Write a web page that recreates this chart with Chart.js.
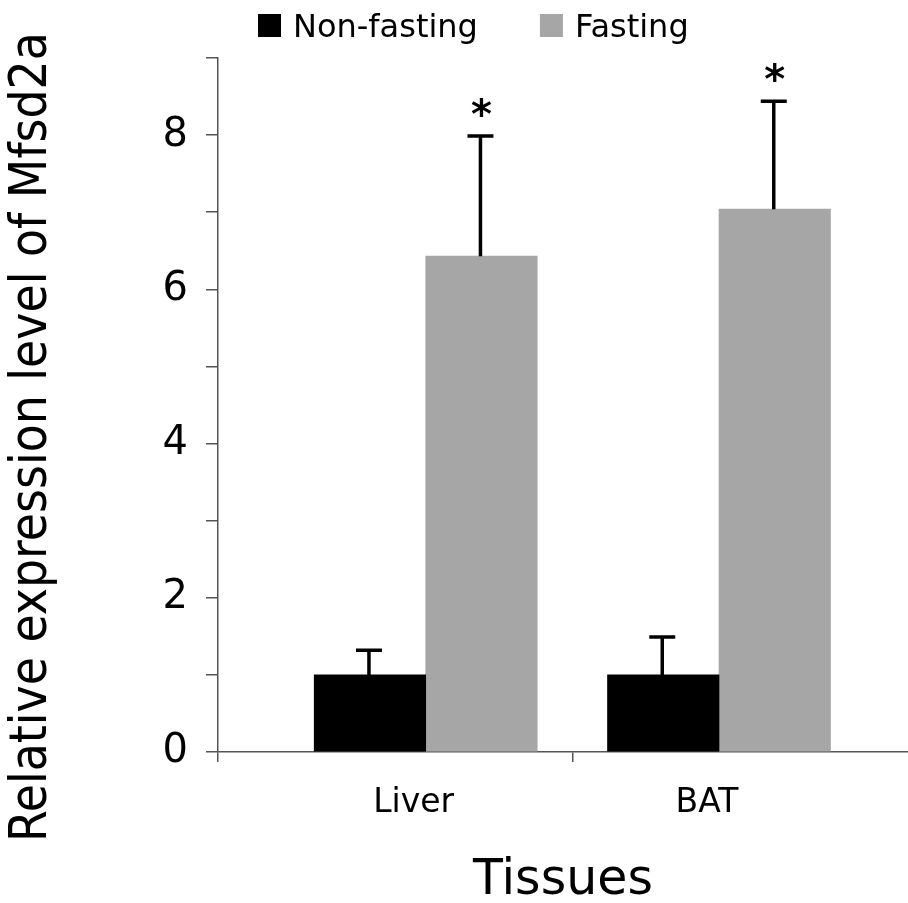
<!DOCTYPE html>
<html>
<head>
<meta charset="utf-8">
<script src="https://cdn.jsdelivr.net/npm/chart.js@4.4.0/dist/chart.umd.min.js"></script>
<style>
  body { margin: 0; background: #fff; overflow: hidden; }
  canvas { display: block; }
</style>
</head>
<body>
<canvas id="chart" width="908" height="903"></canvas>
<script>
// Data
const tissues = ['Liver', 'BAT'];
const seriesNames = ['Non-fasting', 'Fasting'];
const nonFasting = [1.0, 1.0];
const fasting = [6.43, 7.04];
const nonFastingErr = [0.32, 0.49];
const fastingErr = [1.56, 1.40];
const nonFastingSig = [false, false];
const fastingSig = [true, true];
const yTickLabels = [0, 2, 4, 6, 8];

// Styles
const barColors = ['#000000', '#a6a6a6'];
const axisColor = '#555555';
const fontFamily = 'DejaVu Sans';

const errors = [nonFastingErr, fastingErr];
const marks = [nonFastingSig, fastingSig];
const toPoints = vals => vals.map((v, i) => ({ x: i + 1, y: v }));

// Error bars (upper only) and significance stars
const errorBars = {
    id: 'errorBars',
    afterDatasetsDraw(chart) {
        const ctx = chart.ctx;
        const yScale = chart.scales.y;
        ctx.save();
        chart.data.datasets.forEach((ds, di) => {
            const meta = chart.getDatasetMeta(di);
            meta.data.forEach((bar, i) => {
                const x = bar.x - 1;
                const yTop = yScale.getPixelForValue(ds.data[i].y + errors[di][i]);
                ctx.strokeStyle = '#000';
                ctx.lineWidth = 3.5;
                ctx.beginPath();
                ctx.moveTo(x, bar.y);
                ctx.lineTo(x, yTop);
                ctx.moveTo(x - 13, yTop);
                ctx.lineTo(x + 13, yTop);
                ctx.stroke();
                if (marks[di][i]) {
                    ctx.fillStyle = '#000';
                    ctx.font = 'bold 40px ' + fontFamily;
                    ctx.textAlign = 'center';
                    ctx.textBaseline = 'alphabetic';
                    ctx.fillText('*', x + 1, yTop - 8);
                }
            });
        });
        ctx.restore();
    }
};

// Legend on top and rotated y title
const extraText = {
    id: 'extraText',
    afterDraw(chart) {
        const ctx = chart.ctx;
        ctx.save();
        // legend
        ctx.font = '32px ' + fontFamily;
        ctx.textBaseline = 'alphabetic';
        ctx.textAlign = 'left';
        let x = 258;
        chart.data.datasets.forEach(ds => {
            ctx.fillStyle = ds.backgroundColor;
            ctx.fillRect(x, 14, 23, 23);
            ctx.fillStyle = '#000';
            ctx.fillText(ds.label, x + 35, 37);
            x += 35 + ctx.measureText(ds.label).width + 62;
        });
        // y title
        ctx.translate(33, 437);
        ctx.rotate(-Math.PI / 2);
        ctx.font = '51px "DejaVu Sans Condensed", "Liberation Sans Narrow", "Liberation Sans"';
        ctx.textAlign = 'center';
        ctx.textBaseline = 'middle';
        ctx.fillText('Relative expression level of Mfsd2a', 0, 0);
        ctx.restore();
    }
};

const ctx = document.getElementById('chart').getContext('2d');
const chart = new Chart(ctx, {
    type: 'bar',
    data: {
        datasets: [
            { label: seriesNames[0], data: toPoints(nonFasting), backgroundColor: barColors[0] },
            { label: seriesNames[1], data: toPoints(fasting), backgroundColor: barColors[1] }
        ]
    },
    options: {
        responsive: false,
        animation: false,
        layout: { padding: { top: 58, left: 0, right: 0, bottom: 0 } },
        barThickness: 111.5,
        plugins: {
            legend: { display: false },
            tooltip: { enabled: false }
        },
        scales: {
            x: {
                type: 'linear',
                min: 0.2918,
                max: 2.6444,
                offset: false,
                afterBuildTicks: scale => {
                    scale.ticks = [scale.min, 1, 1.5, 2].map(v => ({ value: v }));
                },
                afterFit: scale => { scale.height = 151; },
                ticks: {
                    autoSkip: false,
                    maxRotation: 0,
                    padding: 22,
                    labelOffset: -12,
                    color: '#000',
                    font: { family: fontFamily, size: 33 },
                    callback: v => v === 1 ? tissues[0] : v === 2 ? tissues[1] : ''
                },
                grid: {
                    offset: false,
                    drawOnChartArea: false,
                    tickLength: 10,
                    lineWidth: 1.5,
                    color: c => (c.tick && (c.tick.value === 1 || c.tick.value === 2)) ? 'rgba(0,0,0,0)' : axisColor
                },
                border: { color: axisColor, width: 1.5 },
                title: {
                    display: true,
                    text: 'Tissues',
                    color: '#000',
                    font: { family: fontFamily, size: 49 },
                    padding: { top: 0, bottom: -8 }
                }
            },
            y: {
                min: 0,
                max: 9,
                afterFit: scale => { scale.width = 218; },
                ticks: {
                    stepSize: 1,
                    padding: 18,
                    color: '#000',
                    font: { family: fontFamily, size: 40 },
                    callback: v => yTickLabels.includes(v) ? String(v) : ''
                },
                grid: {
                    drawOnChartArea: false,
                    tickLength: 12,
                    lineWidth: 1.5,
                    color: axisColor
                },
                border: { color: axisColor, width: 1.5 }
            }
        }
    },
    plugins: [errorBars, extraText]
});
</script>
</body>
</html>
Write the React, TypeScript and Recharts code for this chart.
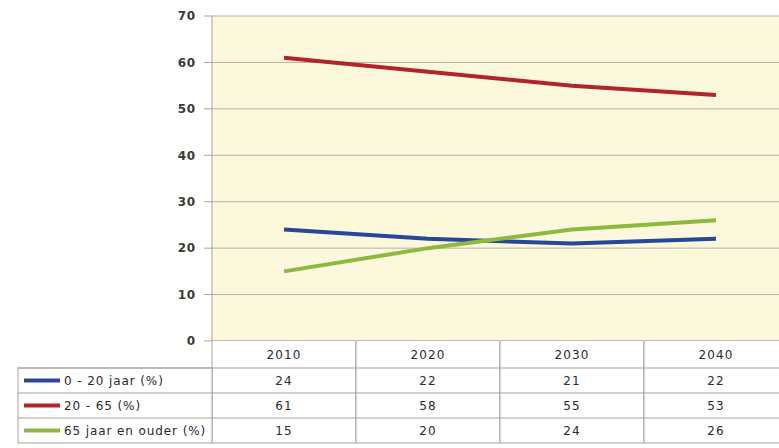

***

Task instructions :: Return the listing above unchanged, apart from dropping its pictures.

Completed exercise ::
Write a web page that recreates this chart with Chart.js.
<!DOCTYPE html>
<html>
<head>
<meta charset="utf-8">
<script src="https://cdn.jsdelivr.net/npm/chart.js@4.4.0/dist/chart.umd.min.js"></script>
<style>
  body { margin: 0; background: #fff; overflow: hidden; }
  canvas { display: block; }
</style>
</head>
<body>
<canvas id="chart" width="908" height="903"></canvas>
<script>
// Data
const tissues = ['Liver', 'BAT'];
const seriesNames = ['Non-fasting', 'Fasting'];
const nonFasting = [1.0, 1.0];
const fasting = [6.43, 7.04];
const nonFastingErr = [0.32, 0.49];
const fastingErr = [1.56, 1.40];
const nonFastingSig = [false, false];
const fastingSig = [true, true];
const yTickLabels = [0, 2, 4, 6, 8];

// Styles
const barColors = ['#000000', '#a6a6a6'];
const axisColor = '#555555';
const fontFamily = 'DejaVu Sans';

const errors = [nonFastingErr, fastingErr];
const marks = [nonFastingSig, fastingSig];
const toPoints = vals => vals.map((v, i) => ({ x: i + 1, y: v }));

// Error bars (upper only) and significance stars
const errorBars = {
    id: 'errorBars',
    afterDatasetsDraw(chart) {
        const ctx = chart.ctx;
        const yScale = chart.scales.y;
        ctx.save();
        chart.data.datasets.forEach((ds, di) => {
            const meta = chart.getDatasetMeta(di);
            meta.data.forEach((bar, i) => {
                const x = bar.x - 1;
                const yTop = yScale.getPixelForValue(ds.data[i].y + errors[di][i]);
                ctx.strokeStyle = '#000';
                ctx.lineWidth = 3.5;
                ctx.beginPath();
                ctx.moveTo(x, bar.y);
                ctx.lineTo(x, yTop);
                ctx.moveTo(x - 13, yTop);
                ctx.lineTo(x + 13, yTop);
                ctx.stroke();
                if (marks[di][i]) {
                    ctx.fillStyle = '#000';
                    ctx.font = 'bold 40px ' + fontFamily;
                    ctx.textAlign = 'center';
                    ctx.textBaseline = 'alphabetic';
                    ctx.fillText('*', x + 1, yTop - 8);
                }
            });
        });
        ctx.restore();
    }
};

// Legend on top and rotated y title
const extraText = {
    id: 'extraText',
    afterDraw(chart) {
        const ctx = chart.ctx;
        ctx.save();
        // legend
        ctx.font = '32px ' + fontFamily;
        ctx.textBaseline = 'alphabetic';
        ctx.textAlign = 'left';
        let x = 258;
        chart.data.datasets.forEach(ds => {
            ctx.fillStyle = ds.backgroundColor;
            ctx.fillRect(x, 14, 23, 23);
            ctx.fillStyle = '#000';
            ctx.fillText(ds.label, x + 35, 37);
            x += 35 + ctx.measureText(ds.label).width + 62;
        });
        // y title
        ctx.translate(33, 437);
        ctx.rotate(-Math.PI / 2);
        ctx.font = '51px "DejaVu Sans Condensed", "Liberation Sans Narrow", "Liberation Sans"';
        ctx.textAlign = 'center';
        ctx.textBaseline = 'middle';
        ctx.fillText('Relative expression level of Mfsd2a', 0, 0);
        ctx.restore();
    }
};

const ctx = document.getElementById('chart').getContext('2d');
const chart = new Chart(ctx, {
    type: 'bar',
    data: {
        datasets: [
            { label: seriesNames[0], data: toPoints(nonFasting), backgroundColor: barColors[0] },
            { label: seriesNames[1], data: toPoints(fasting), backgroundColor: barColors[1] }
        ]
    },
    options: {
        responsive: false,
        animation: false,
        layout: { padding: { top: 58, left: 0, right: 0, bottom: 0 } },
        barThickness: 111.5,
        plugins: {
            legend: { display: false },
            tooltip: { enabled: false }
        },
        scales: {
            x: {
                type: 'linear',
                min: 0.2918,
                max: 2.6444,
                offset: false,
                afterBuildTicks: scale => {
                    scale.ticks = [scale.min, 1, 1.5, 2].map(v => ({ value: v }));
                },
                afterFit: scale => { scale.height = 151; },
                ticks: {
                    autoSkip: false,
                    maxRotation: 0,
                    padding: 22,
                    labelOffset: -12,
                    color: '#000',
                    font: { family: fontFamily, size: 33 },
                    callback: v => v === 1 ? tissues[0] : v === 2 ? tissues[1] : ''
                },
                grid: {
                    offset: false,
                    drawOnChartArea: false,
                    tickLength: 10,
                    lineWidth: 1.5,
                    color: c => (c.tick && (c.tick.value === 1 || c.tick.value === 2)) ? 'rgba(0,0,0,0)' : axisColor
                },
                border: { color: axisColor, width: 1.5 },
                title: {
                    display: true,
                    text: 'Tissues',
                    color: '#000',
                    font: { family: fontFamily, size: 49 },
                    padding: { top: 0, bottom: -8 }
                }
            },
            y: {
                min: 0,
                max: 9,
                afterFit: scale => { scale.width = 218; },
                ticks: {
                    stepSize: 1,
                    padding: 18,
                    color: '#000',
                    font: { family: fontFamily, size: 40 },
                    callback: v => yTickLabels.includes(v) ? String(v) : ''
                },
                grid: {
                    drawOnChartArea: false,
                    tickLength: 12,
                    lineWidth: 1.5,
                    color: axisColor
                },
                border: { color: axisColor, width: 1.5 }
            }
        }
    },
    plugins: [errorBars, extraText]
});
</script>
</body>
</html>
Write the React, TypeScript and Recharts code for this chart.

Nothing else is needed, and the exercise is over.